EXERCISE AIM
Everything from the line with "Give me the TikZ source for this diagram." down to the line with "(0,0) rectangle (601,320);" below must be printed exactly, those two lines included. Exclude pictures.

SUPPLIED DATA
※

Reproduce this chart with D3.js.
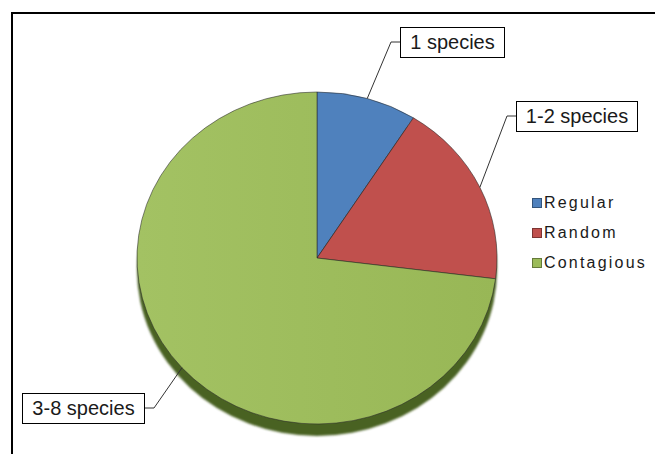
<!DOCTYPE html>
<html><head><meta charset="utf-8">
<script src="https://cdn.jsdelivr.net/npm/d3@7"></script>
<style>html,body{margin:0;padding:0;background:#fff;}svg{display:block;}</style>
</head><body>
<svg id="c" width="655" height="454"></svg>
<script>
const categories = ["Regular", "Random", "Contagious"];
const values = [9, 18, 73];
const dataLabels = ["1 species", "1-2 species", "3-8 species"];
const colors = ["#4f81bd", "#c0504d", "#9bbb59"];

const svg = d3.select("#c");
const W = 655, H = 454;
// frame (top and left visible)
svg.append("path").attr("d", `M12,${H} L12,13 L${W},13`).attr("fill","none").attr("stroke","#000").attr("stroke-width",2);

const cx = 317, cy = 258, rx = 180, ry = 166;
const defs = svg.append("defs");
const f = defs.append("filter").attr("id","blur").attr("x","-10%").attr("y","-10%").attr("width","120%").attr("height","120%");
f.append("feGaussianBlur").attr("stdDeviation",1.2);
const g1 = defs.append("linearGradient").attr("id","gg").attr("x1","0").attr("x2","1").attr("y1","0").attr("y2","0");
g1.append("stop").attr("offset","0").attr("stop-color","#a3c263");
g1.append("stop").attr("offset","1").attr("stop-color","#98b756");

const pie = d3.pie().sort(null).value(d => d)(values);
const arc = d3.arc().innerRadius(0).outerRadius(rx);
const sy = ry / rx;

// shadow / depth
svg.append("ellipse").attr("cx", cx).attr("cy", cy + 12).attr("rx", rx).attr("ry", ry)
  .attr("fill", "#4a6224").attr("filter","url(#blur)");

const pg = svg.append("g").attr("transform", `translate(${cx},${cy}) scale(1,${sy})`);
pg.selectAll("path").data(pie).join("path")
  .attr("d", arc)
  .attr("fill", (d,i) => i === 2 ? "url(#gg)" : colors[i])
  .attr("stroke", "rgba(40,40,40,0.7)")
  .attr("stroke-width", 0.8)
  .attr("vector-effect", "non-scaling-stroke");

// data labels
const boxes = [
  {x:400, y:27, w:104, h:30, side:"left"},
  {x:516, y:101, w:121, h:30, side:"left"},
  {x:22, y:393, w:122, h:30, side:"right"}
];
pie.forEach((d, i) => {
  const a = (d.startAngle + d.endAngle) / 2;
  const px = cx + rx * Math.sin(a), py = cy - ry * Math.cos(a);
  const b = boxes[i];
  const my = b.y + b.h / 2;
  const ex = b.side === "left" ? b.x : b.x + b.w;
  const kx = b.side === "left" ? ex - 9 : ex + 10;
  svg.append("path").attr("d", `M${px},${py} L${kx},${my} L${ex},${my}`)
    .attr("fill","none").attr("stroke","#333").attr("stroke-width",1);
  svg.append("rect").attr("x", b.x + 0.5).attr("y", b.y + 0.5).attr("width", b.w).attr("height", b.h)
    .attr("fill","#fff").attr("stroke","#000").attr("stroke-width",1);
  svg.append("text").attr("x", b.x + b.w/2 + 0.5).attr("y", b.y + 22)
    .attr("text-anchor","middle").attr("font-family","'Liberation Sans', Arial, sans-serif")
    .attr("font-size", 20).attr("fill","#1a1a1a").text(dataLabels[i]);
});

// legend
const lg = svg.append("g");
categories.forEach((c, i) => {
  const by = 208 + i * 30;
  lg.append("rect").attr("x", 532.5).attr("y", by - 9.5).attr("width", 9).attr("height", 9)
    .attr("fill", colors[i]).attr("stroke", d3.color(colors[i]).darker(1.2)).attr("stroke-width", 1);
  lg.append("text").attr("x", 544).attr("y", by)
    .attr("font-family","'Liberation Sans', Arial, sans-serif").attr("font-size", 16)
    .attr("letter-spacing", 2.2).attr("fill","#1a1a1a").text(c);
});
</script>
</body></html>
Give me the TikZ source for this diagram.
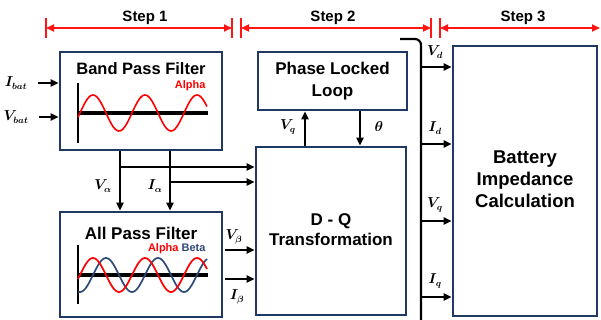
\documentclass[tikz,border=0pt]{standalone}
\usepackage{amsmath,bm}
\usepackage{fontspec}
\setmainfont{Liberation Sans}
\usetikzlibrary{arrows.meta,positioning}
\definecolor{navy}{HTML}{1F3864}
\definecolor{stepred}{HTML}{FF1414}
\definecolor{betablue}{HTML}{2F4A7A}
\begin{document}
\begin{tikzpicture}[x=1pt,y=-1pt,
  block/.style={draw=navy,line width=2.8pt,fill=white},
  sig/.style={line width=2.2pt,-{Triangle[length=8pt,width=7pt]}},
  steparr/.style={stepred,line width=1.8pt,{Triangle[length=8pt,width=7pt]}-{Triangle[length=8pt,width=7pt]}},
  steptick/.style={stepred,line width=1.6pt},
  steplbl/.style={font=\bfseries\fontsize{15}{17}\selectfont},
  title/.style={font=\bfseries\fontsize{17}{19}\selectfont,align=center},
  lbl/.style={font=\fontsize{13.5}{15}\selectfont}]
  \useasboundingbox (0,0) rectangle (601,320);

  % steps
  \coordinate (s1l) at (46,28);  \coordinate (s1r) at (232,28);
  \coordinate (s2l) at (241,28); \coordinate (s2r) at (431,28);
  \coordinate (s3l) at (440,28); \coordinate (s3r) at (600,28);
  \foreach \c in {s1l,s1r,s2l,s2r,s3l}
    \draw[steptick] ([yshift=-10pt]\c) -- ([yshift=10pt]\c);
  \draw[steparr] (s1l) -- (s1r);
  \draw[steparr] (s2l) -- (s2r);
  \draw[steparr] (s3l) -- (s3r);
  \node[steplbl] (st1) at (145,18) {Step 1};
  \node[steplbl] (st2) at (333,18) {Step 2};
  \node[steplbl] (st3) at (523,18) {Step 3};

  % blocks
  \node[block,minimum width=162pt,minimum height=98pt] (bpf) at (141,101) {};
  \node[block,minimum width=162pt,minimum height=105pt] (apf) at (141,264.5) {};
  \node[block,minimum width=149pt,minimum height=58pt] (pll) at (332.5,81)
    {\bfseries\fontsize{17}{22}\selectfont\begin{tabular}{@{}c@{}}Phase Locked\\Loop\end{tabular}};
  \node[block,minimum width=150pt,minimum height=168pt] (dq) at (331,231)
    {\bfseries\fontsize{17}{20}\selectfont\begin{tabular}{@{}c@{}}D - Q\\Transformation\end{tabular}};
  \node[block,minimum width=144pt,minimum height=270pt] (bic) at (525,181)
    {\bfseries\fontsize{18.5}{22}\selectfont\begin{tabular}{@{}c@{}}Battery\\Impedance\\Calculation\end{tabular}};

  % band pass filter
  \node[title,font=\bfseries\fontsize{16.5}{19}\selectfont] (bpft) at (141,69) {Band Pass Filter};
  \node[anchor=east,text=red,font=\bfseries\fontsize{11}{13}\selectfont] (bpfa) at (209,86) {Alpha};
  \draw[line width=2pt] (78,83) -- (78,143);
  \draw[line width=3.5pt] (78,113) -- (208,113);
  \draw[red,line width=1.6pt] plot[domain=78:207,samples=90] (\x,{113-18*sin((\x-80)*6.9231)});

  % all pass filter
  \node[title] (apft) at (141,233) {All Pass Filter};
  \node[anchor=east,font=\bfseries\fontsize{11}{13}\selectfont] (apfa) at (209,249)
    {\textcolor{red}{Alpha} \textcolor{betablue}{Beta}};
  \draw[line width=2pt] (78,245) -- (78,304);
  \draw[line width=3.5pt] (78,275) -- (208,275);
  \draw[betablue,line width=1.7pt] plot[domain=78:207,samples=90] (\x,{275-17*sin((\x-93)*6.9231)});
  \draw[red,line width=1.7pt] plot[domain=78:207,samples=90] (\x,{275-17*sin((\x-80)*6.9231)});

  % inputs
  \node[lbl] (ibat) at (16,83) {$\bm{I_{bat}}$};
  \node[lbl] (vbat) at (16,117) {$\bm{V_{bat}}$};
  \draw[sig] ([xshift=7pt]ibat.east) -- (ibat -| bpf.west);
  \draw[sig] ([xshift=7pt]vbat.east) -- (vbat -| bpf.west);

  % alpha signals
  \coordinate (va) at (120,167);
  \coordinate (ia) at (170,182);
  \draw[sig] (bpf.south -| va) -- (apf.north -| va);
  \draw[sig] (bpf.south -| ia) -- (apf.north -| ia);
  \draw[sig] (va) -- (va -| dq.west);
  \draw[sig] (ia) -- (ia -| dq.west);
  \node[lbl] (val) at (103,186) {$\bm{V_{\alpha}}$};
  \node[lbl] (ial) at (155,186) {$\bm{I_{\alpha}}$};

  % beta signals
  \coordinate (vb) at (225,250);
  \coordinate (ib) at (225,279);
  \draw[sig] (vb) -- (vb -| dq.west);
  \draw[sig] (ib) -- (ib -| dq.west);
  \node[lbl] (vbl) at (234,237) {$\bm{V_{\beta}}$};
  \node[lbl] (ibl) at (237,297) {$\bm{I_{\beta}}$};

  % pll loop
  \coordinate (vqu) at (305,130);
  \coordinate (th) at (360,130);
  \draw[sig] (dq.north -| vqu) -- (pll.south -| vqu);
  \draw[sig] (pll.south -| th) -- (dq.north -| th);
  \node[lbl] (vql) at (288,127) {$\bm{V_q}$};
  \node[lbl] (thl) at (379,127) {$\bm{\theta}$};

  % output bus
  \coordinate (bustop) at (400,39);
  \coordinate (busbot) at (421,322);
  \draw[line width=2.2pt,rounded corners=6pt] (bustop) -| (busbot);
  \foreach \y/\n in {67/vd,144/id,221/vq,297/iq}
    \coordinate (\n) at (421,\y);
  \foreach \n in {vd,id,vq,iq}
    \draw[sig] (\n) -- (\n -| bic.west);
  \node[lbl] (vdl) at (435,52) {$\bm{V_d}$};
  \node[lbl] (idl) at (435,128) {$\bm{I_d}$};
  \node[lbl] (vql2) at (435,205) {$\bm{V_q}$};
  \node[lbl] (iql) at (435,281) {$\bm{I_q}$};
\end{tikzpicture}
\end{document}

※

TASK RESPONSE
Give me the TikZ source for this diagram.
\documentclass[tikz,border=0pt]{standalone}
\usepackage{amsmath,bm}
\usepackage{fontspec}
\setmainfont{Liberation Sans}
\usetikzlibrary{arrows.meta,positioning}
\definecolor{navy}{HTML}{1F3864}
\definecolor{stepred}{HTML}{FF1414}
\definecolor{betablue}{HTML}{2F4A7A}
\begin{document}
\begin{tikzpicture}[x=1pt,y=-1pt,
  block/.style={draw=navy,line width=2.8pt,fill=white},
  sig/.style={line width=2.2pt,-{Triangle[length=8pt,width=7pt]}},
  steparr/.style={stepred,line width=1.8pt,{Triangle[length=8pt,width=7pt]}-{Triangle[length=8pt,width=7pt]}},
  steptick/.style={stepred,line width=1.6pt},
  steplbl/.style={font=\bfseries\fontsize{15}{17}\selectfont},
  title/.style={font=\bfseries\fontsize{17}{19}\selectfont,align=center},
  lbl/.style={font=\fontsize{13.5}{15}\selectfont}]
  \useasboundingbox (0,0) rectangle (601,320);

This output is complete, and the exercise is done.